Most of the other Thunderbolts were released, though conditions of their pardon forbade them from public use of costumed identities or special powers. As minors, Charcoal and Jolt became wards of the state and were assigned to the Reedeemers, a Thunderbolts-inspired, government-backed super-team whose members included the resurrected Fixer (his human body restored plus memories apparently downloaded from his robotic Techno form), the sonic entity Scream (the sonic soul of Songbird's ex-partner Angar the Screamer) and new incarnations of Beetle (Abe's old enemy Leila Davis), Meteorite (disgraced pilot Valerie Barnhardt) and Smuggler (Atlas' brother Conrad Josten). Captain America mentored the group briefly, but was soon replaced as leader by the new Citizen V, who was secretly possessed by the disembodied consciousness of the slain Zemo.

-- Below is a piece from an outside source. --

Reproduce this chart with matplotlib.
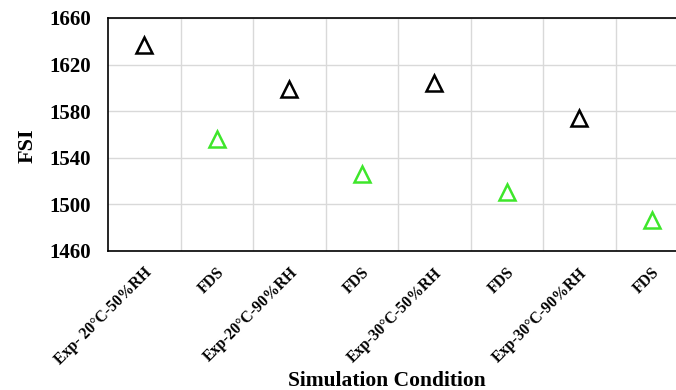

After a power-mad Graviton slaughtered most of the Redeemers, he and his alien P'Tah allies were defeated through the combined efforts of Citizen V, Fixer, Jolt, Moonstone, Songbird, a reborn Atlas (sharing a composite form with his ex-lover Dallas Riordan) and a re-armored Abe Jenkins (now MACH-3). Most of the heroes seemingly died in a climactic implosion, but were actually hurled to the alternate world Counter-Earth, created by Franklin Richards and the Celestial Ashema the Listener. Reunited and uneasily allied with a newly resurrected Zemo (whose disembodied consciousness had been drawn along with them), these Thunderbolts worked to restore peace and prosperity to the disaster-ravaged Counter Earth. Zemo's Thunderbolts soon became the leading heroes of that world.